#### [EXERCISE OBJECTIVE]
Extract the lines of the material below, beginning with the first and ending with the line that holds "from matplotlib.transforms import". Skip every picture.

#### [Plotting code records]
┌──

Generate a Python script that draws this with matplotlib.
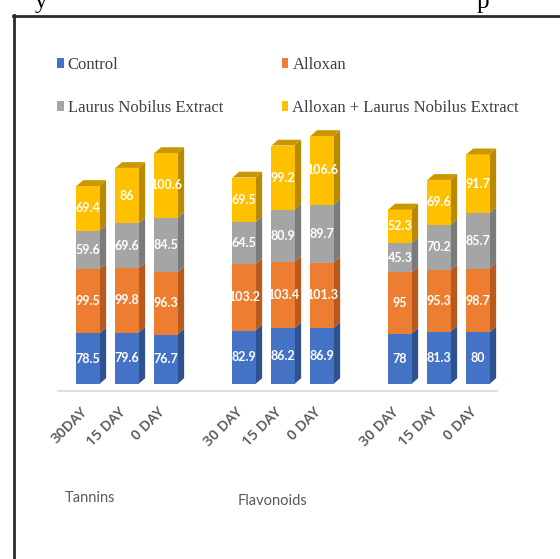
import matplotlib.pyplot as plt
from matplotlib.patches import Polygon, Patch
from matplotlib.lines import Line2D
from matplotlib.transforms import ScaledTranslation

# data
days = ["30DAY", "15 DAY", "0 DAY", "30 DAY", "15 DAY", "0 DAY", "30 DAY", "15 DAY", "0 DAY"]
positions = [0, 1, 2, 4, 5, 6, 8, 9, 10]
series = ["Control", "Alloxan", "Laurus Nobilus Extract", "Alloxan + Laurus Nobilus Extract"]
control = [78.5, 79.6, 76.7, 82.9, 86.2, 86.9, 78, 81.3, 80]
alloxan = [99.5, 99.8, 96.3, 103.2, 103.4, 101.3, 95, 95.3, 98.7]
laurus = [59.6, 69.6, 84.5, 64.5, 80.9, 89.7, 45.3, 70.2, 85.7]
alloxan_laurus = [69.4, 86, 100.6, 69.5, 99.2, 106.6, 52.3, 69.6, 91.7]
groups = ["Tannins", "Flavonoids"]

front = ["#4472C4", "#ED7D31", "#A5A5A5", "#FFC000"]
side = ["#2F528F", "#B85A1E", "#7B7B7B", "#B88A00"]
cap = "#C99800"

W, H = 560, 559
fig = plt.figure(figsize=(W / 100, H / 100), dpi=100)

# pixel helpers for figure-level text
def fx(px):
    return px / W

def fy(py):
    return 1 - py / H

ax = fig.add_axes([fx(58), fy(391), (497 - 58) / W, (391 - 125) / H])
ax.set_xlim((58 - 88) / 39, (497 - 88) / 39)
ax.set_ylim(-(391 - 384) / 0.645, (384 - 125) / 0.645)

w = 0.59     # bar front width
dx = 0.17    # depth offset in x
dy = 9.0     # depth offset in y

bottoms = [0.0] * len(positions)
for k, vals in enumerate([control, alloxan, laurus, alloxan_laurus]):
    ax.bar(positions, vals, bottom=bottoms, width=w, color=front[k], linewidth=0, zorder=2)
    for x, b, h in zip(positions, bottoms, vals):
        xr = x + w / 2
        ax.add_patch(Polygon([(xr, b), (xr + dx, b + dy), (xr + dx, b + h + dy), (xr, b + h)],
                             closed=True, facecolor=side[k], edgecolor="none", zorder=1))
        ax.text(x, b + h / 2, f"{h:g}", ha="center", va="center", color="white",
                fontsize=9, fontweight="bold", family="Lato", zorder=3)
    bottoms = [b + v for b, v in zip(bottoms, vals)]

# top caps
for x, t in zip(positions, bottoms):
    xl, xr = x - w / 2, x + w / 2
    ax.add_patch(Polygon([(xl, t), (xl + dx, t + dy), (xr + dx, t + dy), (xr, t)],
                         closed=True, facecolor=cap, edgecolor="none", zorder=2))

for s in ["left", "right", "top"]:
    ax.spines[s].set_visible(False)
ax.spines["bottom"].set_color("#D9D9D9")
ax.spines["bottom"].set_linewidth(1.2)
ax.set_yticks([])
ax.set_xticks(positions)
ax.set_xticklabels(days, rotation=45, ha="right", rotation_mode="anchor",
                   fontsize=10.5, color="#595959", fontweight="semibold", family="Open Sans")
ax.tick_params(axis="x", length=0, pad=10)
for lab in ax.get_xticklabels():
    lab.set_transform(lab.get_transform() + ScaledTranslation(-0.08, 0, fig.dpi_scale_trans))

# group names
fig.text(fx(65), fy(498), groups[0], ha="left", va="center", fontsize=10.5,
         color="#595959", family="Lato")
fig.text(fx(238), fy(501), groups[1], ha="left", va="center", fontsize=10.5,
         color="#595959", family="Lato")

# legend, two columns
handles = [Patch(facecolor=front[i], edgecolor="none") for i in [0, 2, 1, 3]]
labels = [series[i] for i in [0, 2, 1, 3]]
fig.legend(handles, labels, ncol=2, loc="upper left", bbox_to_anchor=(fx(42), fy(42)),
           frameon=False, handlelength=0.4, handleheight=0.5, handletextpad=0.25,
           columnspacing=3.5, labelspacing=1.6,
           prop={"family": "Liberation Serif", "size": 12}, labelcolor="#404040")

# frame around the chart
fig.add_artist(Line2D([fx(13.5), fx(13.5)], [fy(15), 0], color="#2B2B2B", lw=2))
fig.add_artist(Line2D([fx(12.5), 1], [fy(15.5), fy(15.5)], color="#2B2B2B", lw=2))

# running text above the chart, cut off by the edge
fig.text(fx(35), fy(8), "y", ha="left", va="baseline", fontsize=18,
         family="Liberation Serif", color="black")
fig.text(fx(477), fy(8), "p", ha="left", va="baseline", fontsize=18,
         family="Liberation Serif", color="black")

fig.savefig("out.png", dpi=100, facecolor="white")
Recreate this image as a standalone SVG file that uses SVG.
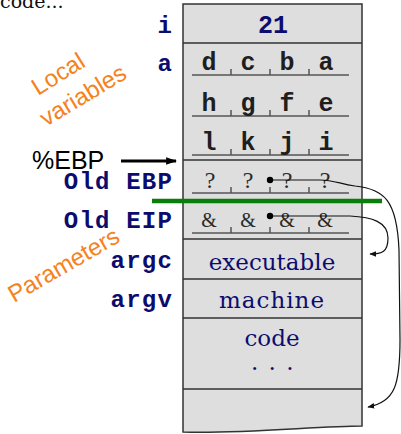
<svg xmlns="http://www.w3.org/2000/svg" width="401" height="434" viewBox="0 0 401 434">
  <style>
    .lbl { font-family: "Liberation Mono", "Courier New", monospace; font-weight: bold; font-size: 24px; letter-spacing: 1.2px; fill: #0c0c6e; text-anchor: end; }
    .byte { font-family: "Liberation Mono", "Courier New", monospace; font-weight: bold; font-size: 25px; fill: #1e1e1e; text-anchor: middle; }
    .ser { font-family: "DejaVu Serif", "Liberation Serif", serif; font-size: 23px; fill: #0c0c6e; text-anchor: middle; }
    .q { font-family: "Liberation Serif", "DejaVu Serif", serif; font-size: 24px; fill: #2a2a2a; text-anchor: middle; }
    .amp { font-family: "Liberation Serif", "DejaVu Serif", serif; font-size: 20px; fill: #2a2a2a; text-anchor: middle; }
    .note { font-family: "Liberation Sans", Arial, sans-serif; font-size: 24px; fill: #f58220; }
    .sep { stroke: #333; stroke-width: 1.4; fill: none; }
    .ul { stroke: #555; stroke-width: 1.5; fill: none; }
    .link { stroke: #111; stroke-width: 1.2; fill: none; }
  </style>
  <defs>
    <marker id="head" viewBox="0 0 10 10" refX="9" refY="5" markerWidth="7" markerHeight="7" orient="auto" markerUnits="userSpaceOnUse">
      <path d="M0,1 L10,5 L0,9 Z" fill="#111"/>
    </marker>
    <marker id="headBig" viewBox="0 0 10 10" refX="9" refY="5" markerWidth="11" markerHeight="11" orient="auto" markerUnits="userSpaceOnUse">
      <path d="M0,1.5 L10,5 L0,8.5 Z" fill="#000"/>
    </marker>
    <!-- underline with three byte ticks -->
    <g id="bytes">
      <path class="ul" d="M192,0 H349 M231,0 V-6 M270,0 V-6 M309,0 V-6"/>
    </g>
  </defs>

  <!-- caption fragment at the top edge -->
  <text x="0" y="8" font-family="DejaVu Serif, Liberation Serif, serif" font-size="19" fill="#111">code...</text>

  <!-- stack frame body -->
  <g id="stack">
    <path d="M183,4 H362 V426 C320,426 240,434 183,432 Z" fill="#dedede" stroke="#333" stroke-width="1.5"/>
    <path class="sep" d="M183,43 H362 M183,160 H362 M183,239 H362 M183,279 H362 M183,318 H362 M183,389 H362"/>
  </g>

  <g id="row-i">
    <text class="lbl" x="173" y="33">i</text>
    <text class="byte" x="273" y="33" style="fill:#0c0c6e">21</text>
  </g>

  <g id="row-a">
    <text class="lbl" x="173" y="71">a</text>
    <use href="#bytes" y="75"/>
    <text class="byte" x="209" y="70">d</text>
    <text class="byte" x="248" y="70">c</text>
    <text class="byte" x="287" y="70">b</text>
    <text class="byte" x="326" y="70">a</text>
  </g>

  <g id="row-h">
    <use href="#bytes" y="116"/>
    <text class="byte" x="209" y="111">h</text>
    <text class="byte" x="248" y="111">g</text>
    <text class="byte" x="287" y="111">f</text>
    <text class="byte" x="326" y="111">e</text>
  </g>

  <g id="row-l">
    <use href="#bytes" y="155"/>
    <text class="byte" x="209" y="150">l</text>
    <text class="byte" x="248" y="150">k</text>
    <text class="byte" x="287" y="150">j</text>
    <text class="byte" x="326" y="150">i</text>
  </g>

  <g id="old-ebp">
    <text class="lbl" x="173" y="189">Old EBP</text>
    <use href="#bytes" y="193"/>
    <text class="q" x="210" y="188">?</text>
    <text class="q" x="248" y="188">?</text>
    <text class="q" x="287" y="188">?</text>
    <text class="q" x="325" y="188">?</text>
  </g>

  <g id="old-eip">
    <text class="lbl" x="173" y="228">Old EIP</text>
    <use href="#bytes" y="233"/>
    <text class="amp" x="209" y="227">&amp;</text>
    <text class="amp" x="248" y="227">&amp;</text>
    <text class="amp" x="287" y="227">&amp;</text>
    <text class="amp" x="325" y="227">&amp;</text>
  </g>

  <g id="argc">
    <text class="lbl" x="173" y="268">argc</text>
    <text class="ser" x="272" y="270">executable</text>
  </g>

  <g id="argv">
    <text class="lbl" x="173" y="307">argv</text>
    <text class="ser" x="272" y="308" letter-spacing="1">machine</text>
  </g>

  <g id="code">
    <text class="ser" x="272" y="346">code</text>
    <text class="ser" x="273" y="370" letter-spacing="1.5">. . .</text>
  </g>

  <!-- frame base marker -->
  <g id="ebp">
    <text x="32" y="169" font-family="Liberation Sans, Arial, sans-serif" font-size="25" fill="#000">%EBP</text>
  </g>

  <!-- boundary between locals and parameters -->
  <line x1="152" y1="201" x2="382" y2="201" stroke="#0a7d0a" stroke-width="4.5"/>

  <!-- region notes -->
  <g id="notes">
    <text class="note" transform="translate(38,96) rotate(-32)">Local</text>
    <text class="note" transform="translate(46,127) rotate(-31)">variables</text>
    <text class="note" transform="translate(14,303) rotate(-30)">Parameters</text>
  </g>

  <g id="connectors">
    <line x1="121" y1="161" x2="176" y2="161" stroke="#000" stroke-width="3" marker-end="url(#headBig)"/>
    <path class="link" d="M270,180 H320 C334,180 340,184 355,186 C384,189 397,200 399,250 L400,340 C400,385 395,402 368,407" marker-end="url(#head)"/>
    <path class="link" d="M270,216 H350 C372,217 388,222 388,238 C388,252 382,254 370,254" marker-end="url(#head)"/>
    <circle cx="270" cy="180" r="3.2" fill="#000"/>
    <circle cx="270" cy="216" r="3.2" fill="#000"/>
  </g>
</svg>
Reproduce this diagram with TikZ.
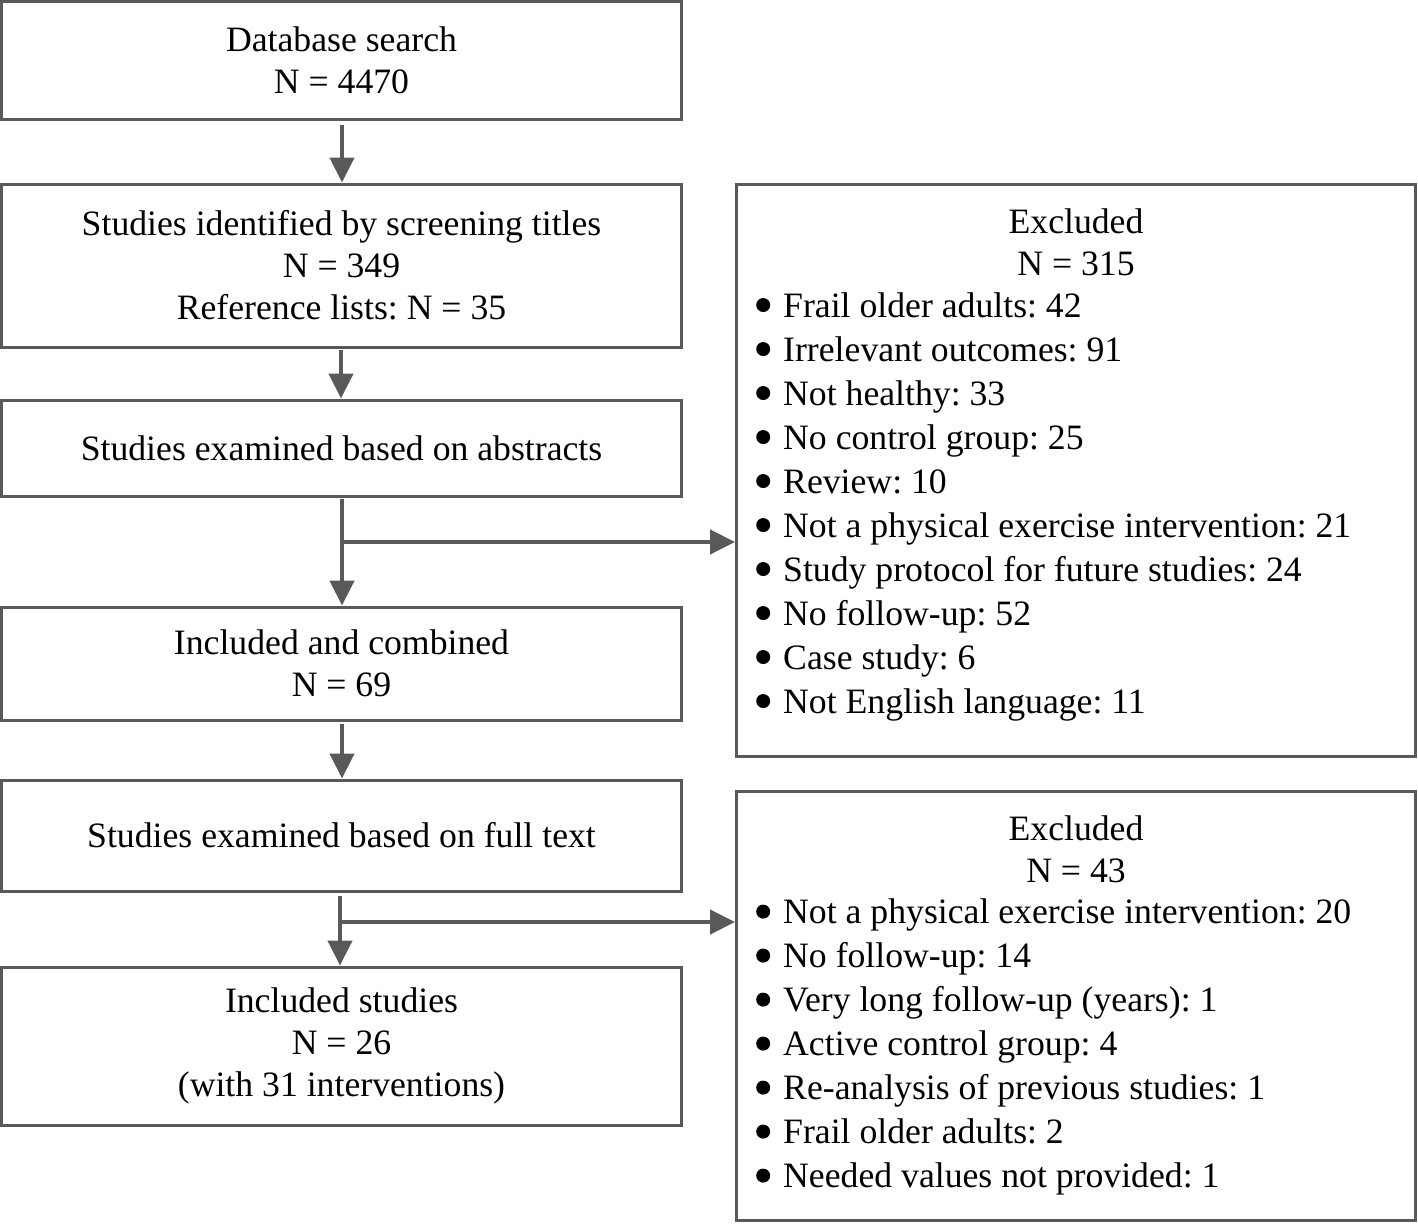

└──

#### [THE RESPONSE]
Generate a Python script that draws this with matplotlib.
import matplotlib.pyplot as plt
from matplotlib.patches import Polygon, Patch
from matplotlib.lines import Line2D
from matplotlib.transforms import ScaledTranslation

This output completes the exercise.